### Data shown

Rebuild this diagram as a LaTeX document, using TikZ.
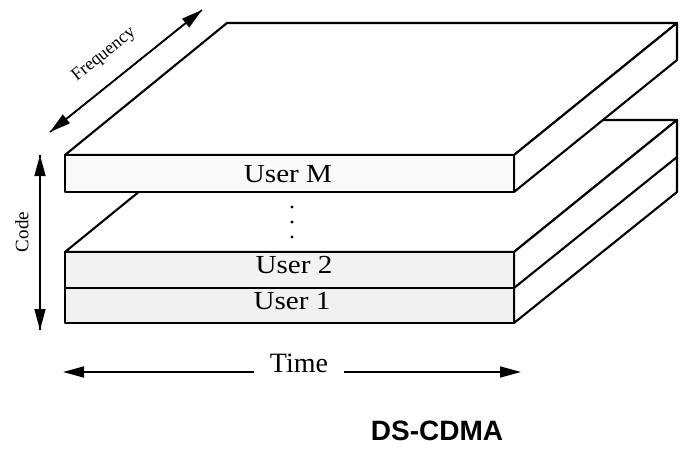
\documentclass[tikz,border=0pt]{standalone}
\usepackage{fontspec}
\setmainfont{Liberation Serif}
\newfontfamily\headfont{Liberation Sans}
\usetikzlibrary{arrows.meta}
\begin{document}
\begin{tikzpicture}[x=1pt,y=-1pt,
  edge/.style={line width=2.1pt, line join=round},
  tip/.style={-{Triangle[length=21pt,width=11pt]}},
  axisline/.style={line width=1.6pt},
  userlbl/.style={font=\fontsize{26}{26}\selectfont, xscale=1.12, anchor=base, inner sep=0pt},
  axislbl/.style={font=\fontsize{18}{18}\selectfont, inner sep=0pt},
  ]
\useasboundingbox (0,0) rectangle (681,455);

% lower stack: User 1 and User 2
\filldraw[edge, fill=white] (65,252) -- (227,120) -- (677,120) -- (514,252) -- cycle;
\filldraw[edge, fill=white] (514,252) -- (677,120) -- (677,192) -- (514,323) -- cycle;
\draw[edge] (514,288) -- (677,157);
\filldraw[edge, fill=gray!10] (65,252) rectangle (514,288);
\filldraw[edge, fill=gray!12] (65,288) rectangle (514,323);

% upper slab: User M
\filldraw[edge, fill=white] (65,155) -- (227,23) -- (677,23) -- (514,155) -- cycle;
\filldraw[edge, fill=white] (514,155) -- (677,23) -- (677,60) -- (514,192) -- cycle;
\filldraw[edge, fill=gray!5] (65,155) rectangle (514,192);

% slab labels
\node[userlbl] (userM) at (288,182) {User M};
\node[userlbl] (user2) at (294,273) {User 2};
\node[userlbl] (user1) at (292,309) {User 1};

% vertical ellipsis between the slabs
\fill (292,207) circle (1.7pt) (292,222) circle (1.7pt) (292,237) circle (1.7pt);

% frequency axis
\coordinate (fLow) at (50,132);
\coordinate (fHigh) at (202,10);
\draw[axisline, tip] (fLow) -- (fHigh);
\draw[axisline, tip] (fHigh) -- (fLow);
\node[axislbl, rotate=39] (freq) at (104,55) {Frequency};

% code axis
\coordinate (cTop) at (40,155);
\coordinate (cBot) at (40,330);
\draw[axisline, tip] (cBot) -- (cTop);
\draw[axisline, tip] (cTop) -- (cBot);
\node[axislbl, font=\fontsize{19}{19}\selectfont, rotate=90] (code) at (22,232) {Code};

% time axis
\node[font=\fontsize{28}{28}\selectfont, anchor=base, inner xsep=16pt, inner ysep=0pt] (time) at (299,372) {Time};
\coordinate (tLeft) at (63,372);
\coordinate (tRight) at (521,372);
\draw[axisline, tip] (time.base west) -- (tLeft);
\draw[axisline, tip] (time.base east) -- (tRight);

% title
\node[font=\headfont\bfseries\fontsize{28}{28}\selectfont, anchor=base, inner sep=0pt] (title) at (437,440) {DS-CDMA};
\end{tikzpicture}
\end{document}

### Stated task
Write out again, exactly, the lines from the start of the listing up to the line containing "(user1) at (292,309)", with both ends and without pictures.

### Output for this exercise
Rebuild this diagram as a LaTeX document, using TikZ.
\documentclass[tikz,border=0pt]{standalone}
\usepackage{fontspec}
\setmainfont{Liberation Serif}
\newfontfamily\headfont{Liberation Sans}
\usetikzlibrary{arrows.meta}
\begin{document}
\begin{tikzpicture}[x=1pt,y=-1pt,
  edge/.style={line width=2.1pt, line join=round},
  tip/.style={-{Triangle[length=21pt,width=11pt]}},
  axisline/.style={line width=1.6pt},
  userlbl/.style={font=\fontsize{26}{26}\selectfont, xscale=1.12, anchor=base, inner sep=0pt},
  axislbl/.style={font=\fontsize{18}{18}\selectfont, inner sep=0pt},
  ]
\useasboundingbox (0,0) rectangle (681,455);

% lower stack: User 1 and User 2
\filldraw[edge, fill=white] (65,252) -- (227,120) -- (677,120) -- (514,252) -- cycle;
\filldraw[edge, fill=white] (514,252) -- (677,120) -- (677,192) -- (514,323) -- cycle;
\draw[edge] (514,288) -- (677,157);
\filldraw[edge, fill=gray!10] (65,252) rectangle (514,288);
\filldraw[edge, fill=gray!12] (65,288) rectangle (514,323);

% upper slab: User M
\filldraw[edge, fill=white] (65,155) -- (227,23) -- (677,23) -- (514,155) -- cycle;
\filldraw[edge, fill=white] (514,155) -- (677,23) -- (677,60) -- (514,192) -- cycle;
\filldraw[edge, fill=gray!5] (65,155) rectangle (514,192);

% slab labels
\node[userlbl] (userM) at (288,182) {User M};
\node[userlbl] (user2) at (294,273) {User 2};
\node[userlbl] (user1) at (292,309) {User 1};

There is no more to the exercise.